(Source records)
====

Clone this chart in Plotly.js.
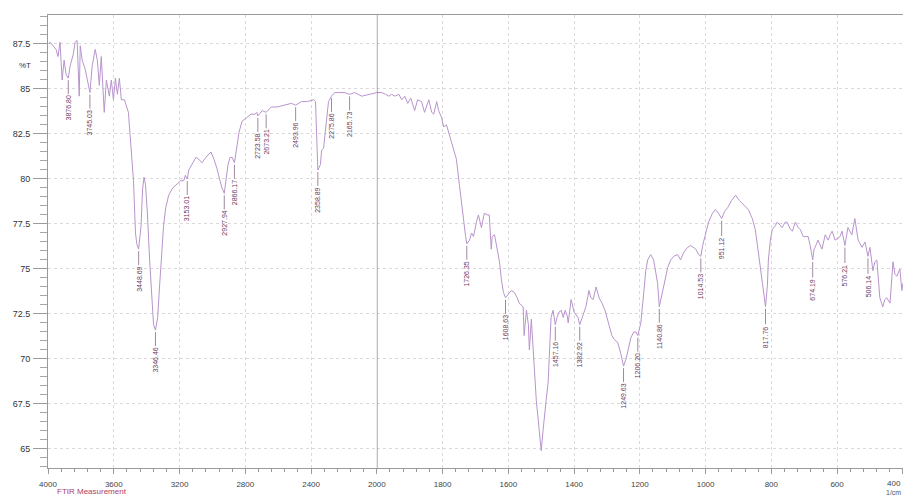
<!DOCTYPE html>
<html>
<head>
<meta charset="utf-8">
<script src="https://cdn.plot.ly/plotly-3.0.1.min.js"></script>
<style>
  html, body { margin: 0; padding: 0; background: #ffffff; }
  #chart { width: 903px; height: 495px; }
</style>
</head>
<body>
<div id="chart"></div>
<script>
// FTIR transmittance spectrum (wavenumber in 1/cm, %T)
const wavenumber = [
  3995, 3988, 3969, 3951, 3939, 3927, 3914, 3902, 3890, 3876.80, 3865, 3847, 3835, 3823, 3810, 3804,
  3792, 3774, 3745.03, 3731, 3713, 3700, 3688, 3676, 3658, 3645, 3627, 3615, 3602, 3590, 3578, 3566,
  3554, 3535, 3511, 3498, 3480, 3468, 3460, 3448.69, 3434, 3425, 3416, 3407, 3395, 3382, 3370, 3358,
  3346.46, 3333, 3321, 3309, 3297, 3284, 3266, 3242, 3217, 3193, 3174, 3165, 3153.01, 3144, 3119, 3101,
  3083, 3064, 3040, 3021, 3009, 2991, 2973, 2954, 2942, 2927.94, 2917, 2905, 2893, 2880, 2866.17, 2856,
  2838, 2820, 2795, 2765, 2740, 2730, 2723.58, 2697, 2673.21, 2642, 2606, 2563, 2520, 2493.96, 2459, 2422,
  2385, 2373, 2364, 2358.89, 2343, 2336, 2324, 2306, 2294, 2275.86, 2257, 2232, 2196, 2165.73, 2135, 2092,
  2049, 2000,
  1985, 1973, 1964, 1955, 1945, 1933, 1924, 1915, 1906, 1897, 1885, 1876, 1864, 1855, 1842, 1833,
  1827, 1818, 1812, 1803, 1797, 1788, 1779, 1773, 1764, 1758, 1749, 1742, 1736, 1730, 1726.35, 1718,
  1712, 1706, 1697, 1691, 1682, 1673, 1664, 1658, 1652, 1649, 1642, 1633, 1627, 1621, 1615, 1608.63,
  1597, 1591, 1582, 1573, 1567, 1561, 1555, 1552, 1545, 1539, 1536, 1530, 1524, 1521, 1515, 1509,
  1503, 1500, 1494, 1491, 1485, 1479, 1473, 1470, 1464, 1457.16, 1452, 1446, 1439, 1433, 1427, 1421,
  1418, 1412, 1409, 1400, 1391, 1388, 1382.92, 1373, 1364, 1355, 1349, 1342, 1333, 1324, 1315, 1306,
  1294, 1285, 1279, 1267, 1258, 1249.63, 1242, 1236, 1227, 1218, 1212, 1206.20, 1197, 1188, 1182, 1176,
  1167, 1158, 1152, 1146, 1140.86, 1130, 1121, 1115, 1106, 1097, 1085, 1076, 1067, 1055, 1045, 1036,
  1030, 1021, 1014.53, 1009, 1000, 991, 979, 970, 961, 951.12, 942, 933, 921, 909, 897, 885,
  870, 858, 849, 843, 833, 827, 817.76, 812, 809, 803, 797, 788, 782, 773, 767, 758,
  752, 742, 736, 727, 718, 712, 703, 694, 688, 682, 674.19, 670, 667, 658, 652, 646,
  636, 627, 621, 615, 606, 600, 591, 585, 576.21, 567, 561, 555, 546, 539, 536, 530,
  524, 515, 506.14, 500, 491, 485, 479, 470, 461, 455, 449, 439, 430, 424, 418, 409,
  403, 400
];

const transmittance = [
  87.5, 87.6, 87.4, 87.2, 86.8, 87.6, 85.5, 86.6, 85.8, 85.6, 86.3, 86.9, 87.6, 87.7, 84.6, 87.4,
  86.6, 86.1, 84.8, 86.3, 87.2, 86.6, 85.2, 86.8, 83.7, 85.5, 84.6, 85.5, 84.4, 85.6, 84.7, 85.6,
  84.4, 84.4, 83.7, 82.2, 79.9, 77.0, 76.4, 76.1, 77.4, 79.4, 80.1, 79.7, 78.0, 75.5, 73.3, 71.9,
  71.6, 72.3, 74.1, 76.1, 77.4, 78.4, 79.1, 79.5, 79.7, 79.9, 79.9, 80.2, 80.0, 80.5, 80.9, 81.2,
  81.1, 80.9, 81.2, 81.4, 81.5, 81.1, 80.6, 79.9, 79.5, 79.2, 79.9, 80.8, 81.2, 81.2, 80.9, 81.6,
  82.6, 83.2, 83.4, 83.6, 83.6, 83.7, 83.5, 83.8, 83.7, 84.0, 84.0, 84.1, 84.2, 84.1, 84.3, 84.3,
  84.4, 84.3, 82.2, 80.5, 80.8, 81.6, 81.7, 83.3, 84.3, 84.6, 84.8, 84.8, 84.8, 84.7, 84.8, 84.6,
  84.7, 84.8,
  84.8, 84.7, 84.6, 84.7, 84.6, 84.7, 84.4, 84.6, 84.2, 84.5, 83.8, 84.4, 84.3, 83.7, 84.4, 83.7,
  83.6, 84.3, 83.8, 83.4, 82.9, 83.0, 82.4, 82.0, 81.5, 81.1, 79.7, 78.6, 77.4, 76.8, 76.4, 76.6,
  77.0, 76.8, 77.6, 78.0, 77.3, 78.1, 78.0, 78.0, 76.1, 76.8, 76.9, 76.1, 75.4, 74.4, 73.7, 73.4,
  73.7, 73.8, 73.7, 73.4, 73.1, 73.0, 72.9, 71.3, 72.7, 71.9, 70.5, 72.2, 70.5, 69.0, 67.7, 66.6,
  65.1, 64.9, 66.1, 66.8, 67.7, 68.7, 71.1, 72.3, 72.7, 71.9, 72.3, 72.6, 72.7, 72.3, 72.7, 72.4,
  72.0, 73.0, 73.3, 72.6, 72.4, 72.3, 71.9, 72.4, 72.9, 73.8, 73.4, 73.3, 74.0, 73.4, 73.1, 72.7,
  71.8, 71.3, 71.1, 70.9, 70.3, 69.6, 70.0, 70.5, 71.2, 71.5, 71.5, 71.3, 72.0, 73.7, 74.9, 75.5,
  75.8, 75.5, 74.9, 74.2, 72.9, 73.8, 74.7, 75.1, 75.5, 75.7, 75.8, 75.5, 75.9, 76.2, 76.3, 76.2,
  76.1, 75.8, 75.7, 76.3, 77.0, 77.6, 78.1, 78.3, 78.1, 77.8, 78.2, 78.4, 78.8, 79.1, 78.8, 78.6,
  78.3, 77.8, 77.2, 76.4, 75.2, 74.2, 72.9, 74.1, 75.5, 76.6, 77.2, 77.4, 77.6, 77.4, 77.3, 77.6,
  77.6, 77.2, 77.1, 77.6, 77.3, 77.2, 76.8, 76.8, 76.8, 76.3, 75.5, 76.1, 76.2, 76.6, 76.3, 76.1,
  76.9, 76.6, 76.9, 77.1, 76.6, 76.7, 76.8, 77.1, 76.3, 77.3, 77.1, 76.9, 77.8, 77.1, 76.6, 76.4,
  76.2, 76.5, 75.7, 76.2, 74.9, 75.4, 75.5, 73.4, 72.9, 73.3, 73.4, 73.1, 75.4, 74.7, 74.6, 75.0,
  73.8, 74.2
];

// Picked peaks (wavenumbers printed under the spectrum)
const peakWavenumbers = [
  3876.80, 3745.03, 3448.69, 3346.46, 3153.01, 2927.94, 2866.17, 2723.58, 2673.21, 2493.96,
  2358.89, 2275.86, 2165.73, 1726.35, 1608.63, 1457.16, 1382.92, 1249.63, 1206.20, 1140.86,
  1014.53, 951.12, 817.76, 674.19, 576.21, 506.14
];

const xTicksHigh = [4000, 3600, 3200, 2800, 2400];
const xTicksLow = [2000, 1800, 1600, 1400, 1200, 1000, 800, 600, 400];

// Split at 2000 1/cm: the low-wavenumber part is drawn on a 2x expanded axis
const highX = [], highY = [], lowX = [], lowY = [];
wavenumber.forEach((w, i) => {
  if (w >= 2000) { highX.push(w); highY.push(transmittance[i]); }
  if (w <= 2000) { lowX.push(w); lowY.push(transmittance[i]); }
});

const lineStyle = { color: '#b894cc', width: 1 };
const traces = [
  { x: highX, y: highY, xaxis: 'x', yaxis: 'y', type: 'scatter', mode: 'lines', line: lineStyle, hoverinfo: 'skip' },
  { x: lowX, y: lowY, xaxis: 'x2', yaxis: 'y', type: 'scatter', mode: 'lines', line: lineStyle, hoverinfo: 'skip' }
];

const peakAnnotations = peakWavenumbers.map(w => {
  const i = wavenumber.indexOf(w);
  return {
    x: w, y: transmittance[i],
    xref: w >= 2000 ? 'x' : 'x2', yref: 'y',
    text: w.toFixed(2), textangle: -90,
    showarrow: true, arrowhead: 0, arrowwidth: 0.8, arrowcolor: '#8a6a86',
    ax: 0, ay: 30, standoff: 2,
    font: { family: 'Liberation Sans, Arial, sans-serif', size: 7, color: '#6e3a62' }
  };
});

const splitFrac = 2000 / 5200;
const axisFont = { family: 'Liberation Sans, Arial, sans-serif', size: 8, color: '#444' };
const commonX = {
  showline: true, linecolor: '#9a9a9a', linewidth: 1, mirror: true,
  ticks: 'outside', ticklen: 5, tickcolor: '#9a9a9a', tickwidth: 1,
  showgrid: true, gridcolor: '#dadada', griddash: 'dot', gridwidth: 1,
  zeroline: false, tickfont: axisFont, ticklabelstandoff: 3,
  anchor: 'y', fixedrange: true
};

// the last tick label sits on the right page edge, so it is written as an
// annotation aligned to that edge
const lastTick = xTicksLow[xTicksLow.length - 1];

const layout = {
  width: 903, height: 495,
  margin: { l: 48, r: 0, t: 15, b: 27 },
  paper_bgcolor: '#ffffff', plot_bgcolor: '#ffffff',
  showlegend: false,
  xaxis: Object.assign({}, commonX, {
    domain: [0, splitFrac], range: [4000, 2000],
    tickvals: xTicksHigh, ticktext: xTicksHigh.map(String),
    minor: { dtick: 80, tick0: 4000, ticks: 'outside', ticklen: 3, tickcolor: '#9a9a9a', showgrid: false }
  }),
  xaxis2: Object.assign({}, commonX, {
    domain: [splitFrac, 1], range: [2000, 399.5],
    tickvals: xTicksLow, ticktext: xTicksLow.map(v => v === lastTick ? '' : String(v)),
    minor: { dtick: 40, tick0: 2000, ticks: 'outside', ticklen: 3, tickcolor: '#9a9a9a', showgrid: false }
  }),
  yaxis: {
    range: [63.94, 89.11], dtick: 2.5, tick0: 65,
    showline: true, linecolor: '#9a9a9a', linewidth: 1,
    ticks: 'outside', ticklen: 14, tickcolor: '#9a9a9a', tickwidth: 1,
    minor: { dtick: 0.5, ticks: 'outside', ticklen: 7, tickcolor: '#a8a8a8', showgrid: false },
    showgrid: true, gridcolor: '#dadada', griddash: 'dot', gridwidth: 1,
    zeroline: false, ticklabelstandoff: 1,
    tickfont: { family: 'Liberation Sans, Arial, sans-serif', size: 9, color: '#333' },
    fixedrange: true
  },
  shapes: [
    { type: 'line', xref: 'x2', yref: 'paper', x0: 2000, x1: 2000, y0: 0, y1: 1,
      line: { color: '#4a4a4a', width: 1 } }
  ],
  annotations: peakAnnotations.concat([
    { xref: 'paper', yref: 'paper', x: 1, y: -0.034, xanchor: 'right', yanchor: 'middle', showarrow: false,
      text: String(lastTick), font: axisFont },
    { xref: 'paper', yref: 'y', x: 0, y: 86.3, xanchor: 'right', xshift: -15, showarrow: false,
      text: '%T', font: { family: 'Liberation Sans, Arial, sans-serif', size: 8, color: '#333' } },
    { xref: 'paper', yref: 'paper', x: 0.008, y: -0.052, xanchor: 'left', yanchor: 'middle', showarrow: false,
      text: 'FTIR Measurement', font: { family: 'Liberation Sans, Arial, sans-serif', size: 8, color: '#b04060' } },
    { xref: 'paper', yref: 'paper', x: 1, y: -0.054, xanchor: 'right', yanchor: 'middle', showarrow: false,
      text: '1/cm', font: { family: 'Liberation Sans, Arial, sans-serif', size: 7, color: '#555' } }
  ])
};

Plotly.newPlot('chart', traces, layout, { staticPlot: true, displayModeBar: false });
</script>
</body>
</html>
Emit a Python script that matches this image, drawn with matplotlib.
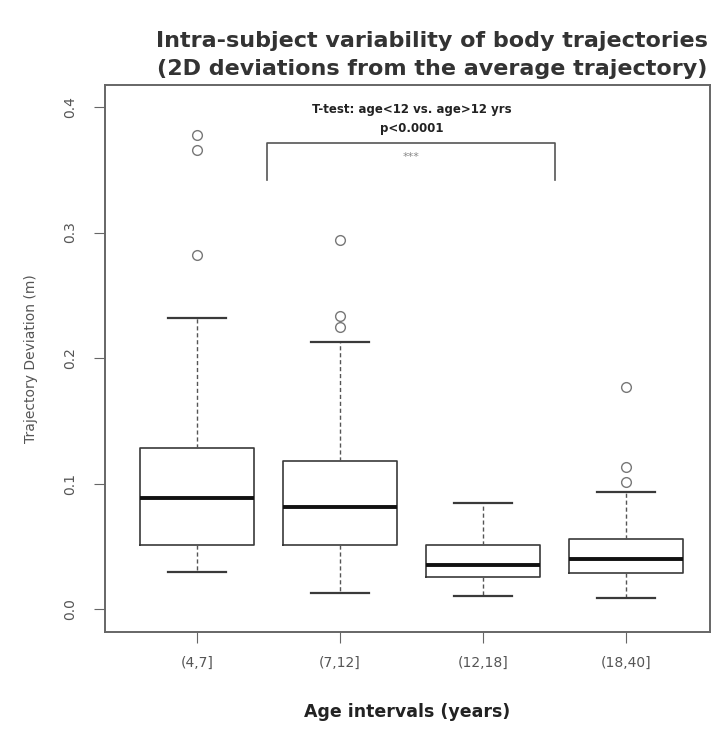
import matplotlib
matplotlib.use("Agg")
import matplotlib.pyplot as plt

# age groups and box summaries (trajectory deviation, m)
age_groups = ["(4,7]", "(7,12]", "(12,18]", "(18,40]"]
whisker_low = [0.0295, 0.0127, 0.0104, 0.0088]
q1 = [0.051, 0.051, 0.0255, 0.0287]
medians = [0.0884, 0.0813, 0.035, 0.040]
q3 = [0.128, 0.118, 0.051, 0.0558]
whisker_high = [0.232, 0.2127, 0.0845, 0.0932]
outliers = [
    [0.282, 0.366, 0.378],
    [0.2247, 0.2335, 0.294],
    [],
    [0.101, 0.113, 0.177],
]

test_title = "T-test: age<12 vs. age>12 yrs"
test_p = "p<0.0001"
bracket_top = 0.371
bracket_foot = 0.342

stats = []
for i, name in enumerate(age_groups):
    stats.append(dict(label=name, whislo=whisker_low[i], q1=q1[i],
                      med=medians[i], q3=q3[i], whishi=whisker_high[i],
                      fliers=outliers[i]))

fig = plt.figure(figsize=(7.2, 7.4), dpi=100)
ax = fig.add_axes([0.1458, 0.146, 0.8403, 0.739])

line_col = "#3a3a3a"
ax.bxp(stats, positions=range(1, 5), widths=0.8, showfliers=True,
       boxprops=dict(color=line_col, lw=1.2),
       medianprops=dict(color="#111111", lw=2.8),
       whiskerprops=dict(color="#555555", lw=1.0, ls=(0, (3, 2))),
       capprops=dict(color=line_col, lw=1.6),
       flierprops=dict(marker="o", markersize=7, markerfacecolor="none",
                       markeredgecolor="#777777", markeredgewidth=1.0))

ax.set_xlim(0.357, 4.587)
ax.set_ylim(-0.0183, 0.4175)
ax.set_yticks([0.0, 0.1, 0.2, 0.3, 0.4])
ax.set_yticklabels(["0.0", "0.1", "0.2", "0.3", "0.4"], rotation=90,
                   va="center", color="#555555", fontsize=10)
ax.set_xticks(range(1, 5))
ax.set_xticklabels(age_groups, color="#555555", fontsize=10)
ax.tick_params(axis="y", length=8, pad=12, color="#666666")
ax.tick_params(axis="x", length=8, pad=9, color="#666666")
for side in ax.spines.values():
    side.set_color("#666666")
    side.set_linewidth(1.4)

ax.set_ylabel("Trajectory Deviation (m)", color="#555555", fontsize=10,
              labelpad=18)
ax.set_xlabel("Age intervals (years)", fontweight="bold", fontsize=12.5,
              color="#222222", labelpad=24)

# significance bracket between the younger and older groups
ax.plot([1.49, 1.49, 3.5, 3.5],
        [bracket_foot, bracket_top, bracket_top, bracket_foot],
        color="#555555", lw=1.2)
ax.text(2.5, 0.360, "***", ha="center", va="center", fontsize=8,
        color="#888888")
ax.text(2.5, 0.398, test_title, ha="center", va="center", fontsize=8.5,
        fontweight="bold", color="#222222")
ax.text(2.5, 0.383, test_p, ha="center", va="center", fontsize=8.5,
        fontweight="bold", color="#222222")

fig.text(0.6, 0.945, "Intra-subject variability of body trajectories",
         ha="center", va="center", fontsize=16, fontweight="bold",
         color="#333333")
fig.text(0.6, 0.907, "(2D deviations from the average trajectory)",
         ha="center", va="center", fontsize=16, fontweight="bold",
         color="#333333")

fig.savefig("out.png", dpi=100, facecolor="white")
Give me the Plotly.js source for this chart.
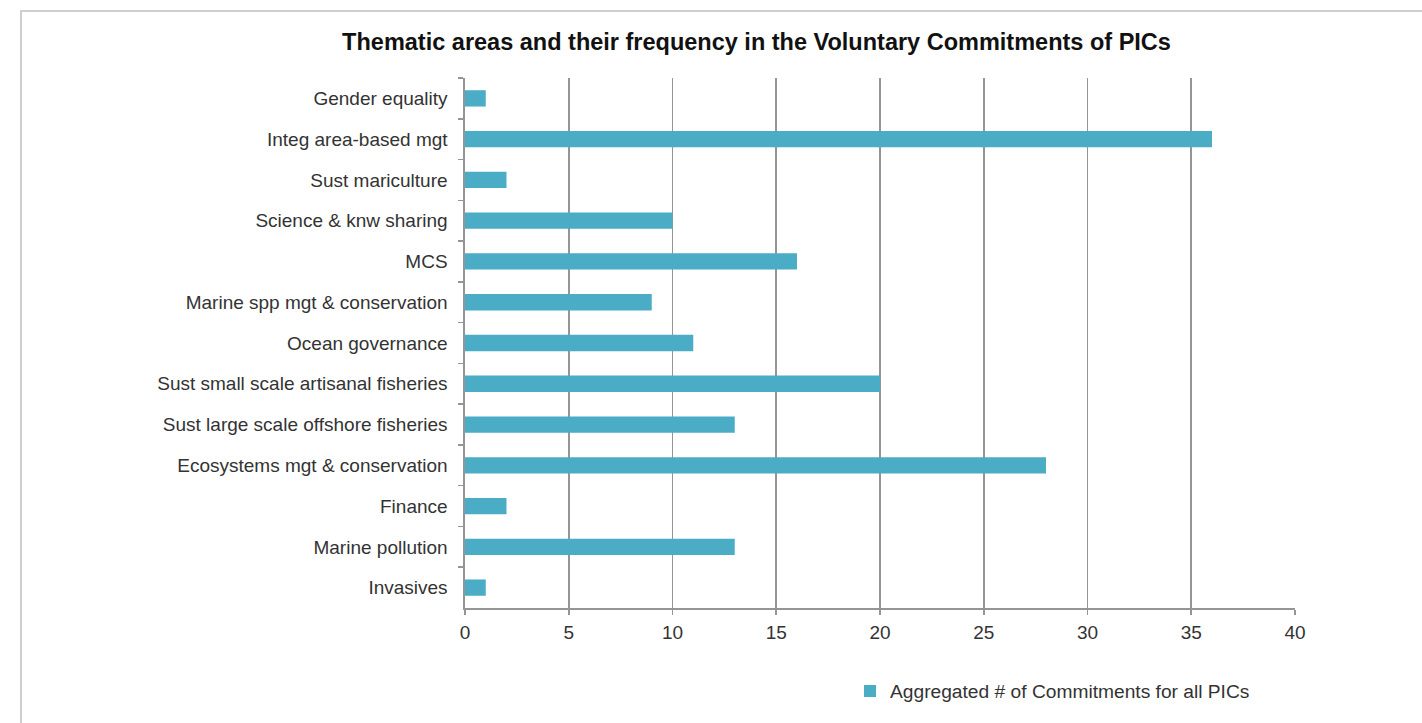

====

> **Set exercise**: Search the material above for "drawn". Pull out each line where it shows up.

> **Expected answer**:
// Split at 2000 1/cm: the low-wavenumber part is drawn on a 2x expanded axis
Emit a Python script that matches this image, drawn with matplotlib.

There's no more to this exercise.